Types of Fertilizers
There are many different types of fertilizer available today, though all fertilizers fall under two broad categories, inorganic or chemical fertilizers and organic fertilizers. It can be confusing trying to understand which type, if any, you need. Read on to learn a few key facts that will equip you to make the right choice for your yard and the environment.
Inorganic or chemical fertilizers are fertilizers that come from chemical compounds. These types of fertilizers are sold as granular, powder, or liquid forms in bags, boxes, or bottles at garden centers or other retails stores. Because inorganic fertilizers are blends of chemical compounds, they may contain all three primary macronutrients, nitrogen (N), phosphorus (P), and potassium (K), or only one. In addition to the macronutrients, they may also contain micronutrients such as magnesium, sulfur, or calcium. One benefit of inorganic fertilizers is that they are usually lighter and easier to move around than their organic counterparts.
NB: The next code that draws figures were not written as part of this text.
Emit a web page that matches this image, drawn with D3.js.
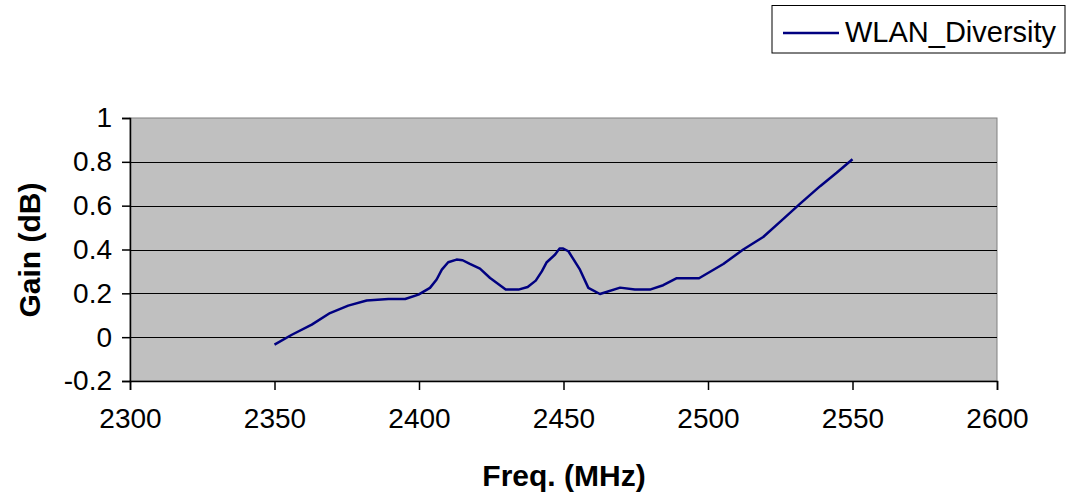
<!DOCTYPE html>
<html><head><meta charset="utf-8">
<script src="https://cdn.jsdelivr.net/npm/d3@7"></script>
<style>body{margin:0;background:#fff;}svg{display:block;font-family:Arial,"Liberation Sans",sans-serif;}</style>
</head><body>
<svg id="c" width="1067" height="494"></svg>
<script>
const seriesName = "WLAN_Diversity";
const freq = [2350,2356,2362.9,2369.2,2375.5,2381.9,2389.4,2395.2,2399.8,2403.8,2406.1,2407.9,2410.1,2413,2415.1,2417.6,2421.1,2424.6,2430,2434.4,2437.6,2440.4,2442.5,2444.2,2447.1,2448.6,2449.9,2451.7,2455.7,2458.6,2462.6,2469.6,2474.7,2479.9,2484.5,2489.2,2496.9,2505.3,2512.2,2519.1,2525.5,2531.8,2538.8,2544.5,2550];
const gain = [-0.034,0.011,0.057,0.11,0.144,0.167,0.174,0.174,0.194,0.225,0.263,0.308,0.342,0.354,0.351,0.334,0.313,0.27,0.217,0.217,0.229,0.258,0.30,0.342,0.377,0.404,0.404,0.392,0.308,0.225,0.197,0.226,0.217,0.217,0.237,0.269,0.269,0.334,0.4,0.457,0.533,0.608,0.689,0.75,0.812];
const xTicks = [2300,2350,2400,2450,2500,2550,2600];
const yTicks = [-0.2,0,0.2,0.4,0.6,0.8,1];
const xTitle = "Freq. (MHz)";
const yTitle = "Gain (dB)";

const svg = d3.select("#c");
const L=130, R=997, T=118, B=381;
const x = d3.scaleLinear().domain([2300,2600]).range([L,R]);
const y = d3.scaleLinear().domain([-0.2,1]).range([B,T]);

svg.append("rect").attr("x",L).attr("y",T).attr("width",R-L).attr("height",B-T)
  .attr("fill","#c0c0c0").attr("stroke","#808080").attr("stroke-width",1);

svg.append("g").selectAll("line").data(yTicks.filter(d=>d>-0.2 && d<1)).join("line")
  .attr("x1",L).attr("x2",R).attr("y1",d=>Math.round(y(d))+0.5).attr("y2",d=>Math.round(y(d))+0.5)
  .attr("stroke","#000").attr("stroke-width",1);

const yAxis = svg.append("g").attr("transform",`translate(${L},0)`)
  .call(d3.axisLeft(y).tickValues(yTicks).tickFormat(d=>String(+d.toFixed(1))).tickSize(8).tickPadding(10));
const xAxis = svg.append("g").attr("transform",`translate(0,${B})`)
  .call(d3.axisBottom(x).tickValues(xTicks).tickFormat(d3.format("d")).tickSize(9).tickPadding(18));
[yAxis,xAxis].forEach(g=>{
  g.select(".domain").attr("stroke","#000").attr("stroke-width",1.5);
  g.selectAll(".tick line").attr("stroke","#000").attr("stroke-width",1.5);
  g.selectAll(".tick text").attr("fill","#000").attr("font-size",28).attr("font-family","Arial, 'Liberation Sans', sans-serif");
});

const line = d3.line().x((d,i)=>x(freq[i])).y(d=>y(d));
svg.append("path").datum(gain).attr("d",line).attr("fill","none")
  .attr("stroke","#000080").attr("stroke-width",2.5).attr("stroke-linejoin","round");

svg.append("text").attr("x",564).attr("y",486).attr("text-anchor","middle")
  .attr("font-size",30).attr("font-weight","bold").text(xTitle);
svg.append("text").attr("transform","translate(40,250) rotate(-90)").attr("text-anchor","middle")
  .attr("font-size",30).attr("font-weight","bold").text(yTitle);

const lg = svg.append("g");
lg.append("rect").attr("x",772).attr("y",5.5).attr("width",293).attr("height",47.5)
  .attr("fill","#fff").attr("stroke","#000").attr("stroke-width",1);
lg.append("line").attr("x1",783).attr("x2",839).attr("y1",33).attr("y2",33)
  .attr("stroke","#000080").attr("stroke-width",2.5);
lg.append("text").attr("x",845).attr("y",42).attr("font-size",29).text(seriesName);
</script>
</body></html>
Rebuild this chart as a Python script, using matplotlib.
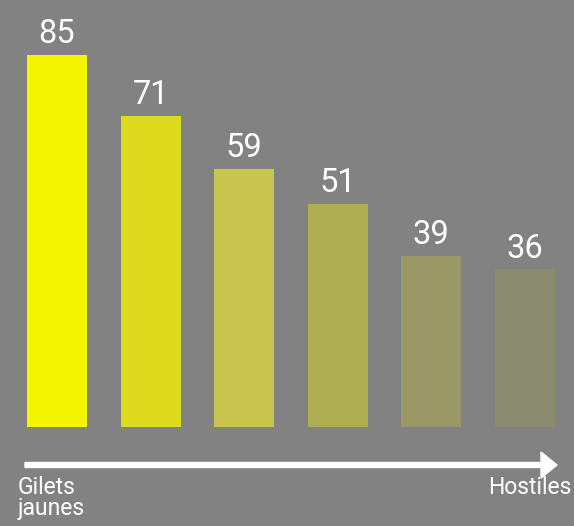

Organic fertilizers are simply fertilizers made of natural materials, including livestock manure, bone meal, blood meal, fish meal, and/or compost. Organic fertilizers usually contain all three nutrients (N, P, and K) because it is difficult or impossible to separate them or remove one and keep the material organic. Organic fertilizers may also require you to apply more to your lawn than an inorganic fertilizer. This is because the concentration of the nutrients cannot be controlled like it can be when manufacturing inorganic fertilizers. For example, fish meal contains anywhere between 4 and 8% nitrogen while the phosphorus content can be anywhere between 4 and 6%. If you were to use fish meal to fertilizer your lawn at a rate recommended by turfgrass managers (typically a nitrogen number in the 20s) the application rate (total amount applied) would be much higher because of the low concentration of nitrogen. By doing this, however, you have also increased the amount of phosphorus being applied to your lawn, which can result in unused nutrients by your lawn and negative impacts to local waterways when it runs off. For example, if the phosphorus number on the bag is low, often so is the nitrogen number. Turf grass managers will often recommend nitrogen numbers in the twenties (20s); therefore, if organic fertilizers with low nitrogen percentages are used, the recommended application rates (total amount applied) are often high resulting in a larger amount of phosphorus being applied than is ideal. Even low phosphorus products can add up to large loads of phosphorus depending on how much is applied.
While the majority of lawn fertilizers no longer contain phosphorus, some still do – these are starter fertilizers. Starter fertilizers are high in phosphorus (middle number on the bag) because it is one of the most important nutrients for root development. The use of a starter fertilizer will help with the germination and establishment of the grass plant. Starter fertilizers should ONLY be used to establish a turfgrass area from seed or sod. Starter fertilizers should not be used on established lawns. Unless a soil test states otherwise, the addition of phosphorus to a lawn through fertilizer application is not needed to keep a lawn healthy.
Before you spend lots of money on fertilizer, you might want to check and see if your soil actually needs the added nutrients. A soil test is the best way to determine this. Soil testing means sending a sample of your lawn’s soil to a laboratory to learn what levels of nutrients currently exist. The test results also provide recommendations on what you may need (in terms of pH, nitrogen, phosphorus, and potassium) to help your lawn and other plants be healthy and grow their best. Professional soil tests typically cost around $20, depending on how simple or complex of an analysis you want conducted. The soil report you receive will allow you to plan your next steps.
Maryland University Extension has infomation and resources on how and why to test yoru soil and how to choose a soil testing lab. The Virginia Tech Soil Testing Laboratory is affiliated with both Virginia Cooperative Extension and the School of Plant and Environmental Sciences, and analyzes soil samples submitted by the public and university researchers. Pennsylvania State University's Agricultural Analytical Services Laboratory provides a wide range of testing programs for soils, water, plants, biosolids and other agricultural materials.
Reading Fertilizer Labels
If your soil test results indicate that fertilizer is still needed for your yard, you’ll need to know how to read and interpret the fertilizer labels. All bags of fertilizer should have three numbers displayed prominently on their labels. These numbers represent the percentage by weight of nitrogen (N), phosphorus (P), and potassium (K), respectively. If your soil test results say that your yard is sufficient in phosphorus but does need some added nitrogen and potassium, you will want to buy a fertilizer with a zero (0) in the middle, meaning that there is no phosphorus in the product. Likewise, if your soil does not need added nitrogen, you will want to purchase a product with a zero (0) as the first number on the bag. Remember, when applying fertilizer to your lawn make sure to follow the manufacturer’s guidelines. And more is NOT better! Remember, too much can harm (‘burn’) your lawn and also presents a great risk to local waterways when the unused fertilizer runs off into nearby drains or directly to streams and drainage ditches when it rains.
I wish everybody used river-friendly fertilizer with the “0 in the middle.”